Hacker News new | ask | show | jobs
by tomkwong 1504 days ago
First, I want to say that this is a great post. You always grow stronger when you make mistakes. Writing it up solidify understanding in the learning process.

This story resonates with many people here because many experienced engineers had done something similar before. For me, destructive batch operations like this would be two distinct steps:

1. Identify files that need to be deleted; 2. Loop through the list and delete them one by one.

These steps are decoupled so that the list can be validated. Each step can be tested independently. And the scripts are idempotent and can be reused.

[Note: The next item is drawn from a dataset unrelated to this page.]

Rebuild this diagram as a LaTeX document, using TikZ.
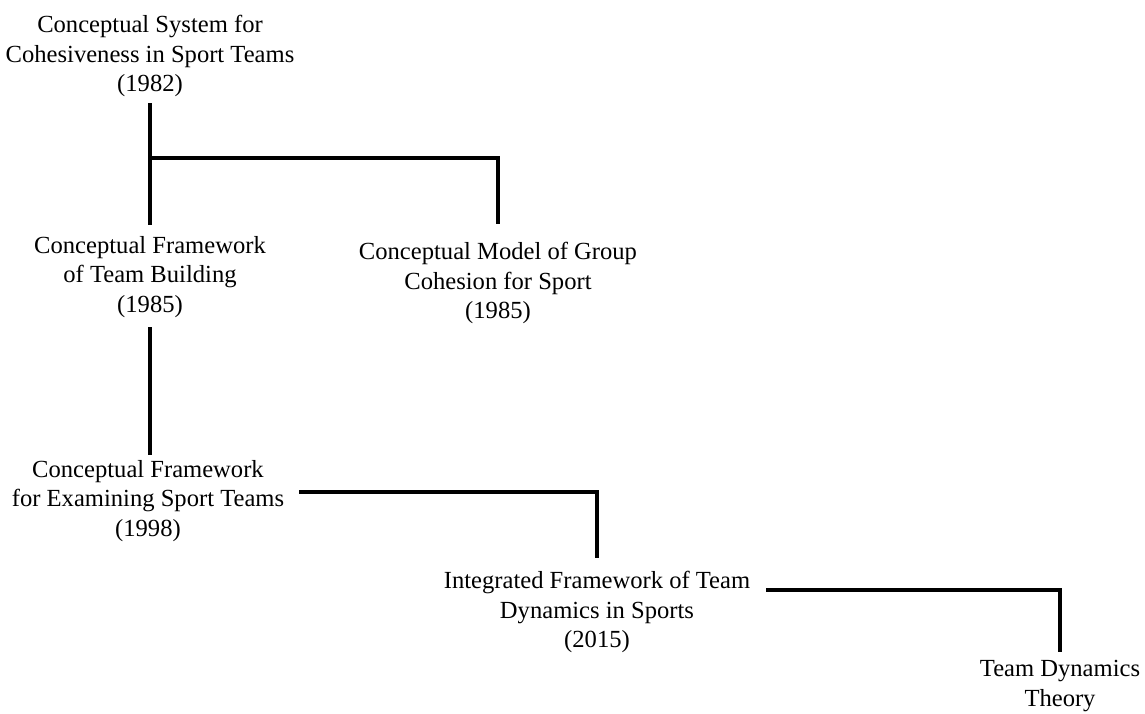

Production operations are always risky. A good practice is to always prepare an execution plan with detailed steps, a validation plan, and a rollback plan. And, review the plan with peers before the operation.

2 comments

> 1. Identify files that need to be deleted; 2. Loop through the list and delete them one by one.

> These steps are decoupled so that the list can be validated. Each step can be tested independently. And the scripts are idempotent and can be reused.

This is the most underrated comment.

I'm saying it as someone who had the ultimate oversight of deleting hundreds of TBs per day spread of billions of files on different clouds and local storage.

I've never regretted treating tasks like this as a pipeline of discrete steps with explicit outputs and inputs. Sending output to a file, viewing it, then having something process the file is such a great safety net.